GM Internal Report Reveals Communication Breakdown over Faulty Ignition Switch
Posted on behalf of Goldberg Finnegan, LLC on Jun 05, 2014 in Car Accidents
The report promised by General Motors regarding what company officials knew about the design changes in its defective ignition switch has finally been released, and its findings reveal nearly 15 years of serious internal miscommunications at all levels.
Since GM CEO Mary Barra's congressional testimony in April, engineer Ray DeGiorgio has come under fire for his knowledge of the parts defect and subsequent approval of its use. Federal prosecutor Anton Valukas, who prepared the report for GM, singled out DeGiorgio as the only person who was aware that the part had failed numerous rotational torque tests when it was approved for production.
In a town hall meeting on Thursday, June 5, Barra claimed that 15 people had been fired over the issue, and five more disciplined.
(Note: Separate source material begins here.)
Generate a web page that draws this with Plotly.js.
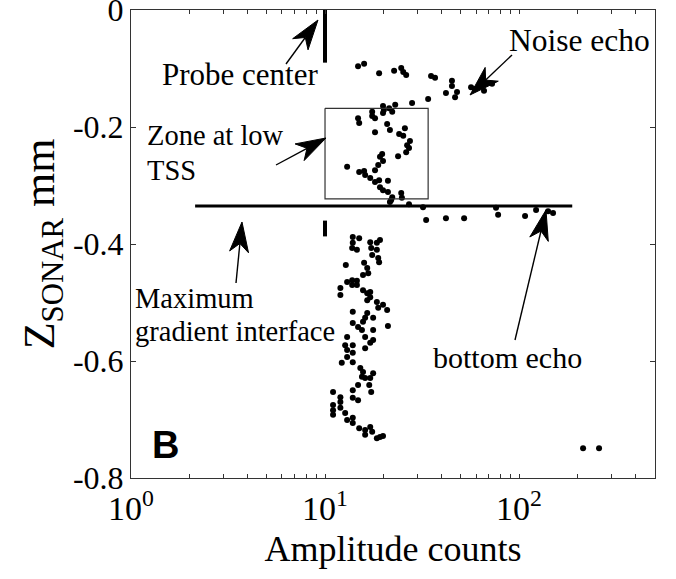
<!DOCTYPE html>
<html>
<head>
<meta charset="utf-8">
<script src="https://cdn.plot.ly/plotly-3.0.1.min.js"></script>
<style>html,body{margin:0;padding:0;background:#fff;}#chart{width:676px;height:579px;}</style>
</head>
<body>
<div id="chart"></div>
<script>
// ---- Data ----
// Noise echo and zone-at-low-TSS points (amplitude counts, Z mm)
const upperAmp = [14.8,15.9,19.0,22.7,24.7,25.3,26.2,35.2,36.9,45.1,45.1,42.0,47.9,46.8,56.6,59.3,66.0,72.6,34.0,28.1,23.0,19.9,21.4,20.1,17.5,
  17.5,18.1,19.9,22.2,14.8,15.0,20.9,21.6,25.8,18.1,24.1,25.3,27.4,26.5,27.1,26.2,19.7,19.2,19.9,23.8,18.8,18.1,13.0,15.0,15.9,16.1,17.1,18.1,19.0,21.1,
  19.2,19.9,21.1,22.2,21.9,24.7,24.9,27.1,32.0,21.6];
const upperZ = [-0.096,-0.092,-0.108,-0.104,-0.099,-0.106,-0.111,-0.113,-0.116,-0.121,-0.130,-0.142,-0.140,-0.149,-0.132,-0.135,-0.138,-0.126,-0.152,-0.159,-0.162,-0.164,-0.168,-0.171,-0.174,
  -0.181,-0.185,-0.176,-0.174,-0.185,-0.193,-0.195,-0.205,-0.202,-0.209,-0.212,-0.215,-0.224,-0.231,-0.236,-0.243,-0.246,-0.251,-0.258,-0.250,-0.265,-0.274,-0.268,-0.277,-0.275,-0.282,-0.287,-0.294,-0.291,-0.292,
  -0.303,-0.308,-0.311,-0.320,-0.325,-0.313,-0.321,-0.332,-0.337,-0.328];
// Bottom echo points
const bottomAmp = [33.2,42.0,52.1,76.1,78.0,107.4,122.4,141.1,149.7];
const bottomZ = [-0.359,-0.356,-0.356,-0.338,-0.350,-0.352,-0.342,-0.344,-0.347];
// Column of points below the interface
const lowerAmp = [13.9,15.0,13.9,13.8,14.6,17.1,18.5,19.2,17.3,18.5,17.5,18.8,19.0,12.8,15.9,16.5,16.7,15.7,13.0,13.8,14.6,14.6,13.8,12.0,12.0,
  15.7,16.5,17.1,17.1,16.5,18.5,19.9,20.9,18.8,13.9,16.5,16.1,15.7,13.9,14.8,17.7,21.1,17.7,15.5,13.0,
  12.7,13.9,13.0,13.9,13.0,12.2,13.9,16.1,17.7,17.1,16.1,15.2,15.7,15.5,17.7,16.1,17.1,16.9,14.8,17.3,13.9,13.9,14.8,
  11.0,12.0,12.0,11.0,11.0,11.0,12.0,12.7,13.0,13.9,13.9,15.0,16.1,17.1,16.1,17.5,18.5,19.2,19.9];
const lowerZ = [-0.388,-0.390,-0.398,-0.407,-0.410,-0.397,-0.398,-0.393,-0.407,-0.410,-0.419,-0.424,-0.431,-0.436,-0.432,-0.441,-0.450,-0.453,-0.465,-0.462,-0.463,-0.470,-0.470,-0.475,-0.487,
  -0.479,-0.484,-0.482,-0.491,-0.496,-0.499,-0.504,-0.513,-0.509,-0.516,-0.518,-0.526,-0.533,-0.535,-0.542,-0.526,-0.540,-0.547,-0.547,-0.559,
  -0.573,-0.573,-0.581,-0.586,-0.593,-0.603,-0.602,-0.559,-0.564,-0.569,-0.578,-0.612,-0.619,-0.627,-0.621,-0.629,-0.629,-0.641,-0.641,-0.653,-0.650,-0.663,-0.667,
  -0.653,-0.662,-0.670,-0.675,-0.684,-0.692,-0.680,-0.689,-0.701,-0.697,-0.706,-0.715,-0.718,-0.713,-0.726,-0.721,-0.732,-0.730,-0.728];
// Two far points at bottom right
const farAmp = [213.8, 258.4];
const farZ = [-0.749, -0.749];
// Probe center bar and short bar at 10 counts
const probeAmp = [10, 10];
const probeZ = [0, -0.09];
const shortBarAmp = [10, 10];
const shortBarZ = [-0.360, -0.387];
// Maximum gradient interface line
const interfaceAmp = [2.14, 188];
const interfaceZ = [-0.335, -0.335];
// Zone at low TSS box
const boxAmp = [10, 34, 34, 10, 10];
const boxZ = [-0.168, -0.168, -0.323, -0.323, -0.168];
// Axis ticks
const xMajorVals = [1, 10, 100];
const xMajorText = ['10<sup>0</sup>', '10<sup>1</sup>', '10<sup>2</sup>'];
const xMinorVals = [2,3,4,5,6,7,8,9,20,30,40,50,60,70,80,90,200,300,400,500];
const yTickVals = [0,-0.2,-0.4,-0.6,-0.8];
const yTickText = ['0','-0.2','-0.4','-0.6','-0.8'];

const serif = 'Liberation Serif, Times New Roman, serif';
const dot = {color:'#000', size:6};
const traces = [
  {x:upperAmp, y:upperZ, mode:'markers', marker:dot, type:'scatter', name:'noise/zone'},
  {x:bottomAmp, y:bottomZ, mode:'markers', marker:dot, type:'scatter', name:'bottom echo'},
  {x:lowerAmp, y:lowerZ, mode:'markers', marker:dot, type:'scatter', name:'lower'},
  {x:farAmp, y:farZ, mode:'markers', marker:dot, type:'scatter', name:'far'},
  {x:probeAmp, y:probeZ, mode:'lines', line:{color:'#000', width:4}, type:'scatter', name:'probe'},
  {x:shortBarAmp, y:shortBarZ, mode:'lines', line:{color:'#000', width:4}, type:'scatter', name:'bar'},
  {x:interfaceAmp, y:interfaceZ, mode:'lines', line:{color:'#000', width:3}, type:'scatter', name:'interface'},
  {x:boxAmp, y:boxZ, mode:'lines', line:{color:'#333', width:1.2}, type:'scatter', name:'box'}
];

// pixel -> paper helpers for annotation placement
const L0 = 131, R0 = 655, T0 = 10, B0 = 478;
function pxX(px){ return (px-L0)/(R0-L0); }
function pxY(py){ return (B0-py)/(B0-T0); }
function txt(text, px, py, size, opts){
  return Object.assign({text:text, xref:'paper', yref:'paper', x:pxX(px), y:pxY(py), showarrow:false,
    font:{family:serif, size:size, color:'#000'}, xanchor:'center', yanchor:'middle'}, opts||{});
}
// arrows drawn as shapes: shaft + filled kite head
function arrowShapes(tx, ty, hx, hy){
  const dx = hx-tx, dy = hy-ty, len = Math.hypot(dx, dy);
  const ux = dx/len, uy = dy/len, nx = -uy, ny = ux;
  const Lh = 30, Wh = 9.5, notch = 0.72*Lh;
  const bx = hx-ux*Lh, by = hy-uy*Lh;
  const p = [[hx,hy],[bx+nx*Wh, by+ny*Wh],[hx-ux*notch, hy-uy*notch],[bx-nx*Wh, by-ny*Wh]];
  const path = 'M' + p.map(q => pxX(q[0]).toFixed(5)+','+pxY(q[1]).toFixed(5)).join(' L') + ' Z';
  return [
    {type:'line', xref:'paper', yref:'paper', x0:pxX(tx), y0:pxY(ty), x1:pxX(hx-ux*notch), y1:pxY(hy-uy*notch),
      line:{color:'#000', width:1.4}},
    {type:'path', xref:'paper', yref:'paper', path:path, fillcolor:'#000', line:{color:'#000', width:1}}
  ];
}

const annotations = [
  txt('Probe center', 240, 75, 31),
  txt('Noise echo', 579, 40, 31.5),
  txt('Zone at low', 145, 135, 28.5, {xanchor:'left'}),
  txt('TSS', 145, 170, 28.5, {xanchor:'left'}),
  txt('Maximum', 133, 298, 28.5, {xanchor:'left'}),
  txt('gradient interface', 133, 331, 28.5, {xanchor:'left'}),
  txt('bottom echo', 507, 357, 30),
  {text:'<b>B</b>', xref:'paper', yref:'paper', x:pxX(165), y:pxY(445), showarrow:false,
    font:{family:'Liberation Sans, Arial, sans-serif', size:38, color:'#000'}, xanchor:'center', yanchor:'middle'}
];

const shapes = [].concat(
  arrowShapes(286, 64, 318, 20),
  arrowShapes(512, 55, 470, 95),
  arrowShapes(276, 165, 326, 138),
  arrowShapes(236, 283, 242, 222),
  arrowShapes(515, 340, 546, 210)
);

const layout = {
  width:676, height:579,
  margin:{l:131, r:21, t:10, b:101},
  paper_bgcolor:'#fff', plot_bgcolor:'#fff',
  showlegend:false,
  font:{family:serif, color:'#000'},
  xaxis:{type:'log', range:[0, Math.log10(502)], tickmode:'array', tickvals:xMajorVals, ticktext:xMajorText,
    ticks:'inside', ticklen:4, tickcolor:'#333', showline:true, linecolor:'#333', linewidth:1, mirror:'ticks',
    minor:{tickmode:'array', tickvals:xMinorVals, ticks:'inside', ticklen:4, tickcolor:'#333', showgrid:false},
    showgrid:false, zeroline:false, tickfont:{family:serif, size:34, color:'#000'},
    title:{text:'Amplitude counts', font:{family:serif, size:36, color:'#000'}, standoff:10}, automargin:false},
  yaxis:{range:[-0.8, 0], tickmode:'array', tickvals:yTickVals, ticktext:yTickText, ticklabeloverflow:'allow',
    ticks:'inside', ticklen:5, tickcolor:'#333', showline:true, linecolor:'#333', linewidth:1, mirror:'ticks',
    showgrid:false, zeroline:false, tickfont:{family:serif, size:32, color:'#000'},
    title:{text:'Z<sub>SONAR</sub> mm', font:{family:serif, size:44, color:'#000'}, standoff:4}, automargin:false},
  annotations:annotations,
  shapes:shapes
};

Plotly.newPlot('chart', traces, layout, {displayModeBar:false, staticPlot:true});
</script>
</body>
</html>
Barra cited Valukas's findings, claiming that there was no cover-up to keep the ignition switch changes from being made, only a pattern of misconduct and incompetence preventing executives from understanding that a safety issue was present.
The report exposed communication between DeGiorgio and parts manufacturer Delphi, which highlighted DeGiorgio's familiarity with the switch's problems, despite his 2013 testimony in a wrongful death case that he had no memory of approving it for production.
According to the report, a different problem with the ignition switch may have preoccupied DeGiorgio from addressing the moving stall issue. Apparently the switch also had difficulty starting vehicles, or cranking, in cold weather.
In a 2002 email, DeGiorgio may have asked Delphi not to alter the part because it would have interfered with the electrical performance of the switch. The email noted that a change might need to be made prior to the Chevrolet Cobalts 2004 launch.
The email was signed Ray (tired of the switch from hell) DeGiorgio.
Valukas's report explained that other engineers at GM may not have been aware that a vehicle stall could result in air bag non-deployment. Because of this misunderstanding, the company may have categorized the ignition switch issue as one of convenience rather than safety, and explored options to offset, but not completely correct, its drawbacks.
What this series of misunderstandings may have led to was the death of 13 people driving cars with a defective part. Fifteen years after the initial issue was ever noticed, GM is scrambling to explain its actions, the legality of which remain to be determined.